== Raw data

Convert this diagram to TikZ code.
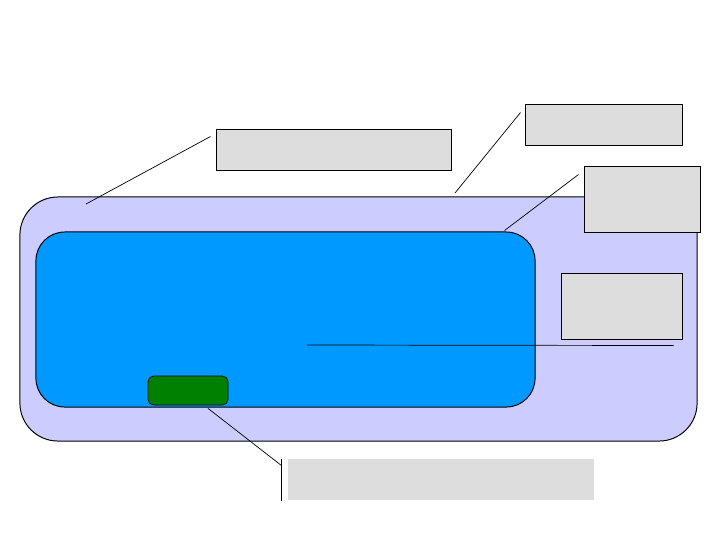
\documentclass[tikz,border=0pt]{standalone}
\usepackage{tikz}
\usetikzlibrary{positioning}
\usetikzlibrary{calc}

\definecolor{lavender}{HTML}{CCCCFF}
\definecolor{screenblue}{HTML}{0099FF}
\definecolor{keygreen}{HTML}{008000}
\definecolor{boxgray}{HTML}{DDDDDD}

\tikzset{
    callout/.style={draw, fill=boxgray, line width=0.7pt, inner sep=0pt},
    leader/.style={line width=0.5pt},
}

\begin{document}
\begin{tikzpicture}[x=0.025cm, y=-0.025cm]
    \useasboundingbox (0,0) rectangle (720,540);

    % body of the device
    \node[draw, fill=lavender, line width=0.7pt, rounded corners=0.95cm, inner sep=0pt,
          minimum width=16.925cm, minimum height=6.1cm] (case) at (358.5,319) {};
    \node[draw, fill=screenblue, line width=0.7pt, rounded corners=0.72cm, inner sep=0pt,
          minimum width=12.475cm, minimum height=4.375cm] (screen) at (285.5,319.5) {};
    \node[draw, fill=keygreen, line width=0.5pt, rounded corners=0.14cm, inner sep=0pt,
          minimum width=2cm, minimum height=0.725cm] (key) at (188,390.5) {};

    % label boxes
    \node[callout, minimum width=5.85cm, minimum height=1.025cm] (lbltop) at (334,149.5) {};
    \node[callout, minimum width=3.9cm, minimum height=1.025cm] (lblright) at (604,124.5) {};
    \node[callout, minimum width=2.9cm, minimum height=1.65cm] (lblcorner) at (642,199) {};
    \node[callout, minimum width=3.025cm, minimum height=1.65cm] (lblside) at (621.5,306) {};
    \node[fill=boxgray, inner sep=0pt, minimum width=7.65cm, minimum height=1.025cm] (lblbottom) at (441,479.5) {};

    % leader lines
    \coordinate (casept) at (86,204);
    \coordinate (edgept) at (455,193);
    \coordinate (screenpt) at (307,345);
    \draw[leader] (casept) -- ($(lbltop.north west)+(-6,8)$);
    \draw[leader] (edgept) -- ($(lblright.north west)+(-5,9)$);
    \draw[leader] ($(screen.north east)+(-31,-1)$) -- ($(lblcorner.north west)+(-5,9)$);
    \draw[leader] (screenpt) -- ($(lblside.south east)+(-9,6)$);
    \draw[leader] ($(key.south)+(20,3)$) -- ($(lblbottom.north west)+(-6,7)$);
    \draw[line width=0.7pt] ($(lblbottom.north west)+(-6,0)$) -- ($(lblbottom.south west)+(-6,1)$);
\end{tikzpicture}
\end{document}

====

# What the task requires:
Restate, line by line and word for word, everything from the top of the material through the line that contains "(0,0) rectangle (720,540);". Leave pictures out.

# Reply:
Convert this diagram to TikZ code.
\documentclass[tikz,border=0pt]{standalone}
\usepackage{tikz}
\usetikzlibrary{positioning}
\usetikzlibrary{calc}

\definecolor{lavender}{HTML}{CCCCFF}
\definecolor{screenblue}{HTML}{0099FF}
\definecolor{keygreen}{HTML}{008000}
\definecolor{boxgray}{HTML}{DDDDDD}

\tikzset{
    callout/.style={draw, fill=boxgray, line width=0.7pt, inner sep=0pt},
    leader/.style={line width=0.5pt},
}

\begin{document}
\begin{tikzpicture}[x=0.025cm, y=-0.025cm]
    \useasboundingbox (0,0) rectangle (720,540);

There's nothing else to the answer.